Так вот, Юра и Лена были близко знакомы с полуамериканской семьей Стивенс – Эдди (Эдмоном) Стивенсом, его женой Ниной Андреевной и дочкой Аськой (Айшей). Еще у них был сын-архитектор, но он жил в Нью-Йорке, и я никогда его не видел.
Строевы оказывали Стивенсам разные мелкие услуги, и те расплачивались с ними всякими мелочами – американскими презервативами, порнографическими журналами, сигаретами и жевательной резинкой. Нина Андреевна мне потом сама об этом рассказывала и показала ящик, набитый таким товаром, которым она расплачивалась с подобными помощниками. Мне она ничего такого не предлагала – я был тогда хорошо одет, носил итальянскую обувь и благоухал дорогим одеколоном.
У Стивенсов, правда, поили хорошим виски, которое разводили пополам с апельсиновым соком (нужные этой семье люди выпили такого напитка наверняка не одну цистерну).

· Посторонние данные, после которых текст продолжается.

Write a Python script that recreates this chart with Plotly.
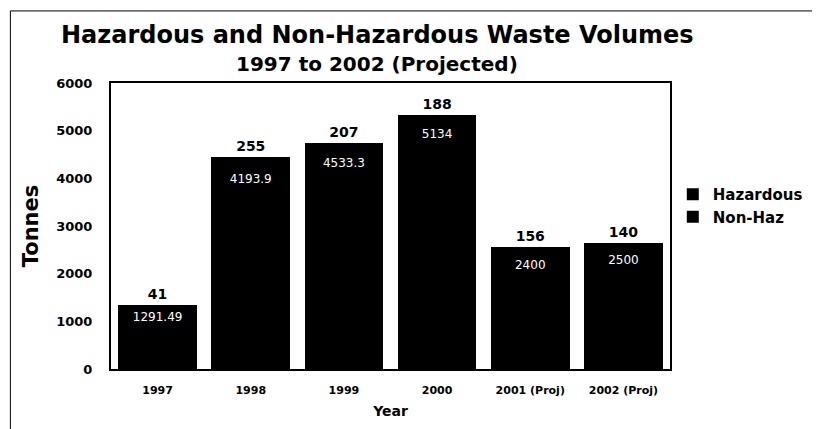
import plotly.graph_objects as go

# data
years = ["1997", "1998", "1999", "2000", "2001 (Proj)", "2002 (Proj)"]
non_haz = [1291.49, 4193.9, 4533.3, 5134, 2400, 2500]
hazardous = [41, 255, 207, 188, 156, 140]

font_family = "DejaVu Sans, Liberation Sans, Arial, sans-serif"

fig = go.Figure()

fig.add_trace(go.Bar(
    x=years, y=non_haz, name="Non-Haz",
    marker=dict(color="black", line=dict(width=0)),
    text=[f"{v:g}" for v in non_haz],
    textposition="inside", insidetextanchor="end",
    textfont=dict(color="white", size=12, family=font_family),
    constraintext="none",
))
fig.add_trace(go.Bar(
    x=years, y=hazardous, name="Hazardous",
    marker=dict(color="black", line=dict(width=0)),
    text=[str(v) for v in hazardous],
    textposition="outside",
    textfont=dict(color="black", size=14, family=font_family, weight="bold"),
    constraintext="none", cliponaxis=False,
))

# titles as annotations so they sit where the reference has them
fig.add_annotation(text="<b>Hazardous and Non-Hazardous Waste Volumes</b>",
                   xref="paper", yref="paper", x=0.476, y=1.168,
                   xanchor="center", yanchor="middle",
                   showarrow=False, font=dict(size=24))
fig.add_annotation(text="<b>1997 to 2002 (Projected)</b>",
                   xref="paper", yref="paper", x=0.476, y=1.065,
                   xanchor="center", yanchor="middle",
                   showarrow=False, font=dict(size=20))

# the page body adds an 8px margin, so the figure is sized to fit the window
fig.update_layout(
    width=812, height=421,
    barmode="stack", bargap=0.155,
    plot_bgcolor="white", paper_bgcolor="white",
    margin=dict(l=103, r=148, t=75, b=60),
    font=dict(family=font_family, color="black"),
    xaxis=dict(
        title=dict(text="<b>Year</b>", font=dict(size=14), standoff=10),
        tickfont=dict(size=11, weight="bold"),
        ticklabelstandoff=10,
        showline=True, linecolor="black", linewidth=2, mirror=True,
        ticks="", automargin=False,
    ),
    yaxis=dict(
        title=dict(text="<b>Tonnes</b>", font=dict(size=21), standoff=12),
        range=[0, 6000], dtick=1000,
        tickfont=dict(size=13, weight="bold"),
        ticklabelstandoff=14,
        showgrid=False, zeroline=False,
        showline=True, linecolor="black", linewidth=2, mirror=True,
        automargin=False,
    ),
    legend=dict(
        x=1.005, y=0.572, xanchor="left", yanchor="middle",
        font=dict(size=15, weight="bold"), itemsizing="constant",
    ),
    # thin frame round the whole chart, open at right and bottom as in the scan
    shapes=[dict(
        type="rect", xref="paper", yref="paper",
        x0=-0.18, x1=1.28, y0=-0.25, y1=1.252,
        line=dict(color="black", width=1), layer="below",
    )],
)

fig.write_html("out.html")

Эдди и Нина Андреевна меня не сильно раздражали, они были людьми довольно простецкими. Стивенс представлял в Москве какую-то американскую бульварную газету, но на самом деле выполнял важную функцию советской внешней политики: через его газетенку Кремль прокатывал свои “утки”: “как сообщает московский корреспондент…” и т. д. Все это знали, и он всем был удобен. Эдди был здоровый лысый мужик лет за пятьдесят, с неопределенным слюнявым ртом, обросший жиденькой рыжеватой шерсткой, долженствующей изображать бороденку (сам Хрущев как-то сказал ему: “Ты, Стивенс, это сбрей, тебе не идет”). Нина Андреевна и Эдди познакомились еще в тридцатые годы, и их брак благословил сам дедушка Калинин. Тогда же, наверное, их и завербовали. Скорее всего, они были двойными агентами, работавшими и на Лубянку, и на ЦРУ.